Belmonte also stressed that all stakeholders in the sector should weigh the costs of mining against its benefits.

Aside from protection from possible health and environmental risks, stakeholders should also ensure that benefits from mining will go to local government units – adding that LGUs should receive their just share from the collections derived by the national government from mining taxes.

“Mining is essentially a local activity.

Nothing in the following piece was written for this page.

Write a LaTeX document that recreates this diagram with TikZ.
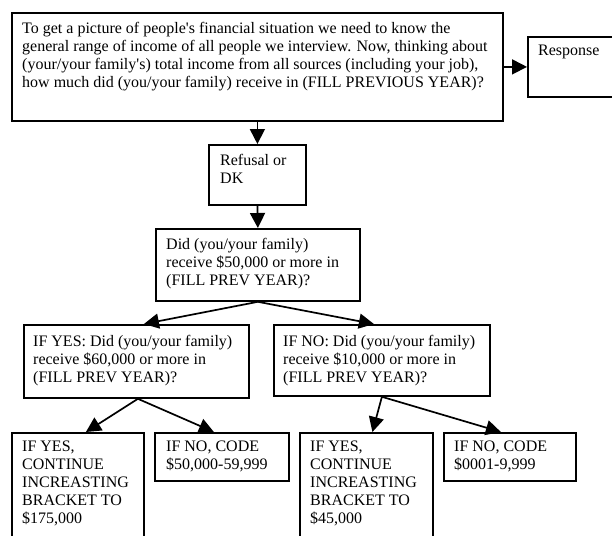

While the benefits of mining may accrue to everyone, its negative effects such as health and environmental risks are borne mainly by the inhabitants in the mining site and its immediate environs,” he said.

Thus, while LGUs would logically want to be given just shares in the proceeds from mining activities in their localities, they also want to be assured that the welfare of their communities will not be sacrificed at the expense of development, Belmonte added.

Part of the proposed revenue sharing scheme is rationalizing fiscal incentives extended to mining companies and also applying rules equally to both small- and large-scale mining firms.

With the reforms in place, Belmonte expressed confidence that the Philippines can replicate the success of China and India, noting that right strategies should be pursued.

Both countries have large mining sectors that serve their domestic markets, employ millions of workers, and drove economic growth.

The GDP per capita in India and China grew at impressive annual rates of 3.7 percent and 8.5 percent, respectively during the 1990s, well above most other mining countries.

“The rapid growth of mineral production in China can possibly be attributed to a combination of long-term central planning and the dynamic forces created by themarket economic approach of each mining enterprise,” Belmonte said.

“Meanwhile, India is an example of a country with a large and well-developed state sector in the mining industry,” he added.